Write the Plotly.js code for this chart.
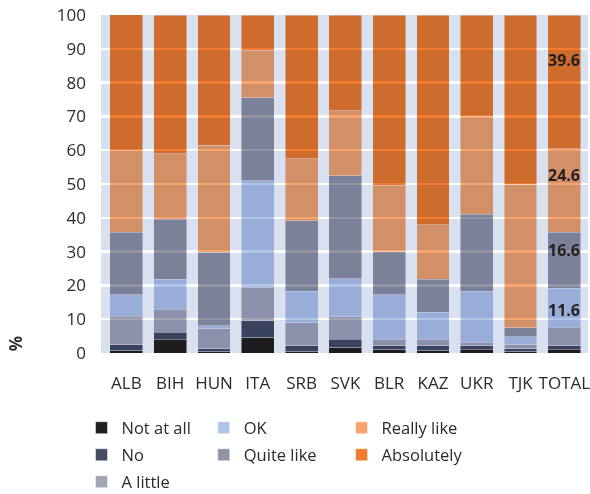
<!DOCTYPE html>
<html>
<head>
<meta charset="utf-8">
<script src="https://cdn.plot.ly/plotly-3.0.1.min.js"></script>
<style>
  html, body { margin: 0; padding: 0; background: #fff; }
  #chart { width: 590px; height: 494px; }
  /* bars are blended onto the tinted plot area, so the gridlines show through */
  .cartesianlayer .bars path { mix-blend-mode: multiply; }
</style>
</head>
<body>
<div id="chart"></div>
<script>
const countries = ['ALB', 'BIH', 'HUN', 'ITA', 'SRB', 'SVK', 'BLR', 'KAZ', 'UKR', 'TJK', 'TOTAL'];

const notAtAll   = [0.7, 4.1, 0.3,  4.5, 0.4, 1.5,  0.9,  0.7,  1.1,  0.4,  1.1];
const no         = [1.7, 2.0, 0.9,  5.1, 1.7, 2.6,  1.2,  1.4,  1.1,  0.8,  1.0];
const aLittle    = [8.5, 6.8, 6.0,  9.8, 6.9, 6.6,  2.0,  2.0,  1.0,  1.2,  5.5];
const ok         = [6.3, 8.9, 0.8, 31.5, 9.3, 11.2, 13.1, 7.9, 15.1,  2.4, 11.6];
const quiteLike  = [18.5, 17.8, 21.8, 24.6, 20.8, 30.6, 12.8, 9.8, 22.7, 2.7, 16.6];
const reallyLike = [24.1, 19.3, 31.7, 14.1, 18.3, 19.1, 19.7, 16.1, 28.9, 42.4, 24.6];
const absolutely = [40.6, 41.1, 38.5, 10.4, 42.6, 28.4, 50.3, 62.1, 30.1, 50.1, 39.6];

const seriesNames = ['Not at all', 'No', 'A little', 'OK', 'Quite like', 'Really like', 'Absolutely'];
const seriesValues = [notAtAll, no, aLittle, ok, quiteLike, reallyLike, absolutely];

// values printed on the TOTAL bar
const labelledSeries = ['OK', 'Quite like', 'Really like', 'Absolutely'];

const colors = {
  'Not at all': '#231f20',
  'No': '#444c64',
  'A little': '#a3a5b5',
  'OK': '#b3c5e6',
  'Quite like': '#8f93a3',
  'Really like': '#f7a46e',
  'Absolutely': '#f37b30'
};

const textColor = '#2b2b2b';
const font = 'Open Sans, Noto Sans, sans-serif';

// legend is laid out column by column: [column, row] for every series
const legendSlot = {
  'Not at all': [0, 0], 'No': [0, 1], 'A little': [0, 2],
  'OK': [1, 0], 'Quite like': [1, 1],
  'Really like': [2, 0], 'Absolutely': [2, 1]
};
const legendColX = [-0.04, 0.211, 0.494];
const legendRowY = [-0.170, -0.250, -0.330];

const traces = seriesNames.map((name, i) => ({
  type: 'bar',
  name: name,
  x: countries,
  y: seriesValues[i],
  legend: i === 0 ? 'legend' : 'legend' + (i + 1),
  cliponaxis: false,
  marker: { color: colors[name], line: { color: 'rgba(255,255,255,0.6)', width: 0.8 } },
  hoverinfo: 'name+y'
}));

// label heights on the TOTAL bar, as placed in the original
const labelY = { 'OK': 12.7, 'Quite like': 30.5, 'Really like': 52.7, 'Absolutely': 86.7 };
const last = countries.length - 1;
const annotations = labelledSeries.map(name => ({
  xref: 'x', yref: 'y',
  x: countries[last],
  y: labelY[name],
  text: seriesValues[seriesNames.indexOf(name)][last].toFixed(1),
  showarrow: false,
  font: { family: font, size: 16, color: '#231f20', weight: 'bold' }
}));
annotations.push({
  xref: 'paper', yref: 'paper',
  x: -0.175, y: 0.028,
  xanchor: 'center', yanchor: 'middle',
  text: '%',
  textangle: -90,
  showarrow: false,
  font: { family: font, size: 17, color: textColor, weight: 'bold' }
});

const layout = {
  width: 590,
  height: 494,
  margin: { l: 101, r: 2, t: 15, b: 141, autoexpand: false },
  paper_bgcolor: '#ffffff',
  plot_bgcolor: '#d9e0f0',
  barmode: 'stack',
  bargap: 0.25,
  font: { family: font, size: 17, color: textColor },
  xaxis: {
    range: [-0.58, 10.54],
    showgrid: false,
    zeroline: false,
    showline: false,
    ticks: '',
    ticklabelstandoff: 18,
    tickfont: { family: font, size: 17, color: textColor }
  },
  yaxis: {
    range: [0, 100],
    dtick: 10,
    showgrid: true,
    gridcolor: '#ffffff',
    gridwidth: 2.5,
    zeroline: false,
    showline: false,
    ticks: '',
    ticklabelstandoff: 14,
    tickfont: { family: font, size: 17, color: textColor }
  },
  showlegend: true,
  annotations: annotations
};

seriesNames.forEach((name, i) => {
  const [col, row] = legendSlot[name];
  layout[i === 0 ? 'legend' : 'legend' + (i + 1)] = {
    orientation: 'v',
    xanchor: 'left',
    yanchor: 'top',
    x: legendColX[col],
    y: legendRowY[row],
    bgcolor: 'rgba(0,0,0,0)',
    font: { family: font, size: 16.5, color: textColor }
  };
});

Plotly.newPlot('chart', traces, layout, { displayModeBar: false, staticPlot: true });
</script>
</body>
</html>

▸ REQUEST:
Transcribe all of the material exactly, leaving out whatever pictures it contains.

▸ COMPLETE OUTPUT:
Write the Plotly.js code for this chart.
<!DOCTYPE html>
<html>
<head>
<meta charset="utf-8">
<script src="https://cdn.plot.ly/plotly-3.0.1.min.js"></script>
<style>
  html, body { margin: 0; padding: 0; background: #fff; }
  #chart { width: 590px; height: 494px; }
  /* bars are blended onto the tinted plot area, so the gridlines show through */
  .cartesianlayer .bars path { mix-blend-mode: multiply; }
</style>
</head>
<body>
<div id="chart"></div>
<script>
const countries = ['ALB', 'BIH', 'HUN', 'ITA', 'SRB', 'SVK', 'BLR', 'KAZ', 'UKR', 'TJK', 'TOTAL'];

const notAtAll   = [0.7, 4.1, 0.3,  4.5, 0.4, 1.5,  0.9,  0.7,  1.1,  0.4,  1.1];
const no         = [1.7, 2.0, 0.9,  5.1, 1.7, 2.6,  1.2,  1.4,  1.1,  0.8,  1.0];
const aLittle    = [8.5, 6.8, 6.0,  9.8, 6.9, 6.6,  2.0,  2.0,  1.0,  1.2,  5.5];
const ok         = [6.3, 8.9, 0.8, 31.5, 9.3, 11.2, 13.1, 7.9, 15.1,  2.4, 11.6];
const quiteLike  = [18.5, 17.8, 21.8, 24.6, 20.8, 30.6, 12.8, 9.8, 22.7, 2.7, 16.6];
const reallyLike = [24.1, 19.3, 31.7, 14.1, 18.3, 19.1, 19.7, 16.1, 28.9, 42.4, 24.6];
const absolutely = [40.6, 41.1, 38.5, 10.4, 42.6, 28.4, 50.3, 62.1, 30.1, 50.1, 39.6];

const seriesNames = ['Not at all', 'No', 'A little', 'OK', 'Quite like', 'Really like', 'Absolutely'];
const seriesValues = [notAtAll, no, aLittle, ok, quiteLike, reallyLike, absolutely];

// values printed on the TOTAL bar
const labelledSeries = ['OK', 'Quite like', 'Really like', 'Absolutely'];

const colors = {
  'Not at all': '#231f20',
  'No': '#444c64',
  'A little': '#a3a5b5',
  'OK': '#b3c5e6',
  'Quite like': '#8f93a3',
  'Really like': '#f7a46e',
  'Absolutely': '#f37b30'
};

const textColor = '#2b2b2b';
const font = 'Open Sans, Noto Sans, sans-serif';

// legend is laid out column by column: [column, row] for every series
const legendSlot = {
  'Not at all': [0, 0], 'No': [0, 1], 'A little': [0, 2],
  'OK': [1, 0], 'Quite like': [1, 1],
  'Really like': [2, 0], 'Absolutely': [2, 1]
};
const legendColX = [-0.04, 0.211, 0.494];
const legendRowY = [-0.170, -0.250, -0.330];

const traces = seriesNames.map((name, i) => ({
  type: 'bar',
  name: name,
  x: countries,
  y: seriesValues[i],
  legend: i === 0 ? 'legend' : 'legend' + (i + 1),
  cliponaxis: false,
  marker: { color: colors[name], line: { color: 'rgba(255,255,255,0.6)', width: 0.8 } },
  hoverinfo: 'name+y'
}));

// label heights on the TOTAL bar, as placed in the original
const labelY = { 'OK': 12.7, 'Quite like': 30.5, 'Really like': 52.7, 'Absolutely': 86.7 };
const last = countries.length - 1;
const annotations = labelledSeries.map(name => ({
  xref: 'x', yref: 'y',
  x: countries[last],
  y: labelY[name],
  text: seriesValues[seriesNames.indexOf(name)][last].toFixed(1),
  showarrow: false,
  font: { family: font, size: 16, color: '#231f20', weight: 'bold' }
}));
annotations.push({
  xref: 'paper', yref: 'paper',
  x: -0.175, y: 0.028,
  xanchor: 'center', yanchor: 'middle',
  text: '%',
  textangle: -90,
  showarrow: false,
  font: { family: font, size: 17, color: textColor, weight: 'bold' }
});

const layout = {
  width: 590,
  height: 494,
  margin: { l: 101, r: 2, t: 15, b: 141, autoexpand: false },
  paper_bgcolor: '#ffffff',
  plot_bgcolor: '#d9e0f0',
  barmode: 'stack',
  bargap: 0.25,
  font: { family: font, size: 17, color: textColor },
  xaxis: {
    range: [-0.58, 10.54],
    showgrid: false,
    zeroline: false,
    showline: false,
    ticks: '',
    ticklabelstandoff: 18,
    tickfont: { family: font, size: 17, color: textColor }
  },
  yaxis: {
    range: [0, 100],
    dtick: 10,
    showgrid: true,
    gridcolor: '#ffffff',
    gridwidth: 2.5,
    zeroline: false,
    showline: false,
    ticks: '',
    ticklabelstandoff: 14,
    tickfont: { family: font, size: 17, color: textColor }
  },
  showlegend: true,
  annotations: annotations
};

seriesNames.forEach((name, i) => {
  const [col, row] = legendSlot[name];
  layout[i === 0 ? 'legend' : 'legend' + (i + 1)] = {
    orientation: 'v',
    xanchor: 'left',
    yanchor: 'top',
    x: legendColX[col],
    y: legendRowY[row],
    bgcolor: 'rgba(0,0,0,0)',
    font: { family: font, size: 16.5, color: textColor }
  };
});

Plotly.newPlot('chart', traces, layout, { displayModeBar: false, staticPlot: true });
</script>
</body>
</html>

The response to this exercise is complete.